A Malaysian businessman and his partner have been charged with orchestrating the single biggest fraud in the history of Singapore’s stock exchange, which wiped out S$8bn in value and triggered a lasting loss of investor confidence.
Soh Chee Wen, also known as John Soh, faced charges in a Singapore court on Friday in relation to an alleged fraud in which three publicly listed stocks soared in valuation by up to 800 per cent over nine months before plunging in value in two days of frenzied trading in October 2013.
Authorities in Singapore blame the so-called penny stocks crash for a slump in share trading volume on SGX in the first half of 2014 and a wider loss of confidence in Singapore’s financial markets.

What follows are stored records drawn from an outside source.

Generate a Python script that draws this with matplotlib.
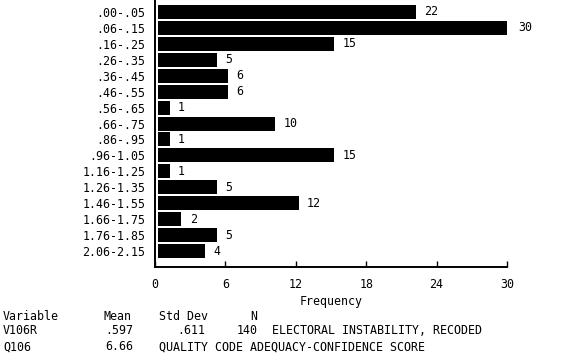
import matplotlib
matplotlib.use("Agg")
import matplotlib.pyplot as plt

categories = [".00-.05", ".06-.15", ".16-.25", ".26-.35", ".36-.45", ".46-.55",
              ".56-.65", ".66-.75", ".86-.95", ".96-1.05", "1.16-1.25", "1.26-1.35",
              "1.46-1.55", "1.66-1.75", "1.76-1.85", "2.06-2.15"]
counts = [22, 30, 15, 5, 6, 6, 1, 10, 1, 15, 1, 5, 12, 2, 5, 4]
xticks = [0, 6, 12, 18, 24, 30]

stats_header = ["Variable", "Mean", "Std Dev", "N"]
row1 = ["V106R", ".597", ".611", "140", "ELECTORAL INSTABILITY, RECODED"]
row2 = ["Q106", "6.66", "QUALITY CODE ADEQUACY-CONFIDENCE SCORE"]

FS = 8.4
plt.rcParams['font.family'] = ['DejaVu Sans Mono']
plt.rcParams['font.size'] = FS

fig = plt.figure(figsize=(5.8, 3.59), dpi=100)
ax = fig.add_axes([155/580, 1 - 267/359, (507-155)/580, 267/359])

ypos = list(range(len(categories)))
ax.barh(ypos, counts, height=0.88, color='black', left=0.25)
for y, v in zip(ypos, counts):
    ax.annotate(str(v), (v + 0.25, y), xytext=(6, 0), textcoords='offset points',
                va='center', ha='left', fontsize=FS, annotation_clip=False)

ax.set_ylim(len(categories), -0.75)
ax.set_xlim(0, 30)
ax.set_yticks(ypos)
ax.set_yticklabels(categories)
ax.set_xticks(xticks)
ax.set_xticklabels([str(t) for t in xticks])
ax.tick_params(axis='y', length=0, pad=7)
ax.tick_params(axis='x', direction='in', length=4, width=1, pad=8)
for s in ['top', 'right']:
    ax.spines[s].set_visible(False)
for s in ['left', 'bottom']:
    ax.spines[s].set_linewidth(1.4)
ax.set_xlabel("Frequency", labelpad=3, fontsize=FS)

def t(x, y, s):
    fig.text(x/580, 1 - y/359, s, fontsize=FS, va='center', ha='left')

t(3, 316, stats_header[0]); t(103, 316, stats_header[1]); t(159, 316, stats_header[2]); t(250, 316, stats_header[3])
t(3, 331, row1[0]); t(105, 331, row1[1]); t(177, 331, row1[2]); t(237, 331, row1[3]); t(272, 331, row1[4])
t(3, 347, row2[0]); t(105, 347, row2[1]); t(159, 347, row2[2])

fig.savefig("out.png", dpi=100)
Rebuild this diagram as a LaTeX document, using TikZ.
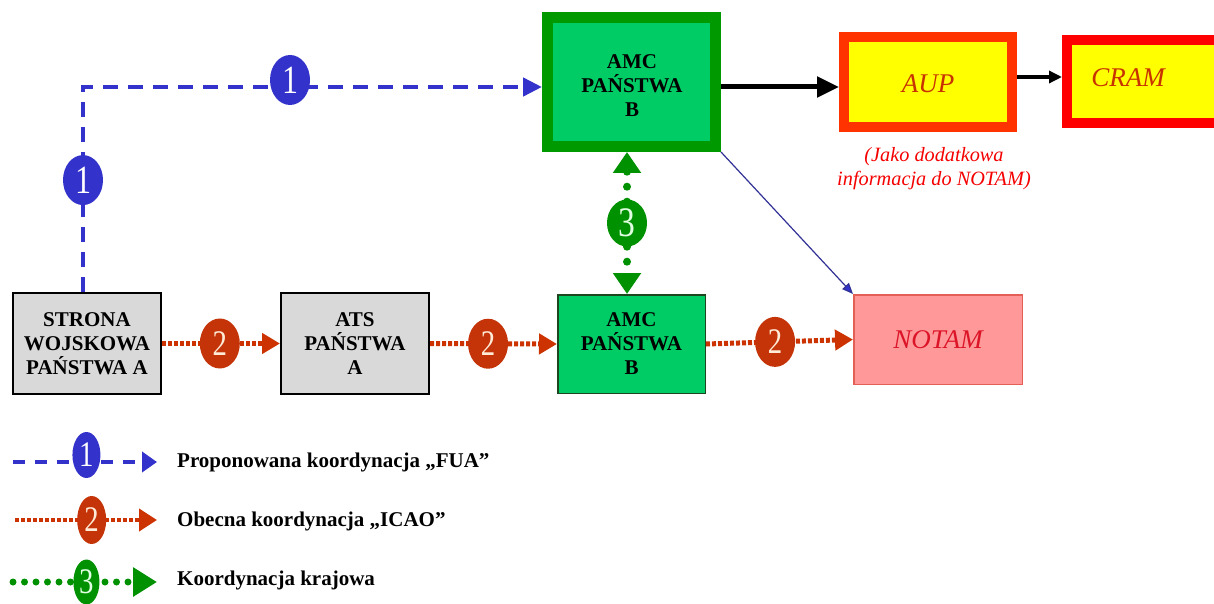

Singapore is Southeast Asia’s biggest stock exchange by market capitalisation but has struggled to attract new equities listings in recent years.
Teo Guan Siew, deputy public prosecutor, told the court: “It is the most serious market manipulation and cheating in Singapore’s history. This was an elaborate scheme to manipulate the shares of three listed companies.”
Mr Soh was charged alongside Quah Su-Ling, his girlfriend and also a Malaysian national. Goh Hin Calm, an alleged accomplice, also faces charges for aiding the couple in creating a “false appearance with respect to the market” for shares in the three companies, according to Singapore authorities.
The alleged fraud involved the use of more than 180 trading accounts to carry out “manipulative trades”, according to a joint statement by Singapore’s attorney-general’s chambers, the Monetary Authority of Singapore and the police.
Mr Son and Ms Quah are accused of using the trading accounts to create “an illusion of liquidity and demand” for shares in Blumont, a natural resources investment company, Asiasons, an alternative investment business, and LionGold, a gold miner, according to the joint statement.
The couple are also accused of conspiring to cheat Goldman Sachs and Interactive Brokers, the US electronic brokerage firm, into extending more than S$170m in margin financing to their accounts.
Tan Chee Meng, Mr Soh’s counsel, said his client intended to contest the charges. Mr Goh’s lawyer declined to comment.
The penny stocks crash sparked Singapore’s most complex fraud investigation, trawling more than 2m emails and half a million trade orders as well as thousands of financial statements.
SGX sought to restore confidence with a minimum trading price rule, set at S$0.20, which was intended to curb speculation in penny stocks.
The exchange also plans to spin off its regulatory functions into a separate unit with its own board in an effort to reduce the perception of a conflict of interest between its policing and commercial roles.
Eugene Tan, associate professor of law at Singapore Management University, said: “The penny stocks crash was a body blow to Singapore’s aspirations to be Asia’s leading and trusted equities market.
“Confidence once lost is hard to regain, and SGX is still paying the price years on.”
The average traded value of securities on SGX was flat year-on-year at S$1.1bn, in the exchange’s last financial year ending in June.
SGX attracted just one IPO over S$150m last year, along with a dozen smaller ones, but its fortunes have revived somewhat in 2016 with the trading debuts of Frasers Logistics & Industrials Trust and Manulife US Real Estate Investment Trust.